Toronto Programs

Edward Burtynsky establishes photography grant with Governor General's Award prize money

Renowned Toronto photographer Edward Burtynsky has decided to take his Governor General's Award prize money and give it all away.

Canadian icon believes in the power of the printed page, but he's not afraid of Instagram

Edward Burtynsky wants to help up-and-coming photographers get a boost by publishing their first photo-books. (CBC)

Renowned Toronto photographer Edward Burtynsky has decided to take his Governor General's Award prize money and give it all away.​

Burtynsky was honoured by the Canada Council on Monday for his work promoting environmentalism through global industrial landscape photography — and now he wants to help others promote their own unique artistic visions.

That's why he's turning the $25,000 financial portion of the award into an annual grant to help emerging Canadian photographers create and publish their first photography books. 

Edward Burtynsky's "Uranium Tailings #12, Elliott Lake, Ontario,1995" (Edward Burtynsky/McMichael Canadian Art Collection)

"I remember how hard it is to actually get a start in the medium of photography," Burtynsky, 61, told CBC Metro Morning's Matt Galloway. 

He got his first grant from the Canada Council in 1982.

"Those grants are so important. You get the wind in the back of your sails and you go out there and you've got the support of your country and you're making photographs."

The Burtynsky Grant is being established in partnership with the Scotiabank Contact Photography Festival. It will award $5,000 annually for the next five years to photographers who display a cohesive theme in their work that will translate well into book form.

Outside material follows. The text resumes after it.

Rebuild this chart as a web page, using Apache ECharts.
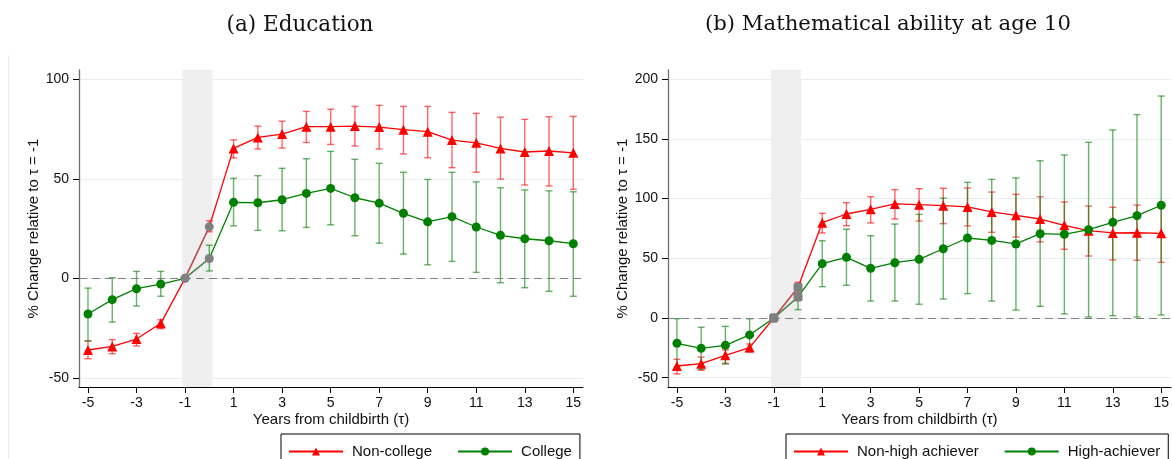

The 'democratization' of photography 

Burtynsky admits that photography books may seem quaint in the era of Instagram and online portfolios, but he says they remain an important tool for building a career.

"It gives you that gravitas to actually get your ideas and your work out," he said. "You can send it to somebody and they'll pay attention because all of a sudden, there's some substance here, there's a context here. I think online decontextualizes a lot of things."

What's more, he said, having a book gives people a more visceral way to engage with your art.

"The book itself remains and it's not ephemeral. It's actually a solid thing, so you can sit down, put it on a table and turn the pages, see the sequence of events —  you know, see something that you don't see online."

That said, Burtynsky is not afraid of what he calls " the democratization of the medium" through smartphones and social media.

"To be afraid of images flooding the world would be like an author being afraid of words in the world," he said. 

In fact, he's recently signed up for Instagram himself. While he doesn't personally use it as an artistic tool, he sees the potential there.

"I think art can be made in any place," he said. "It's really about the artist and how they engage with the medium and how they engage with those who follow that medium."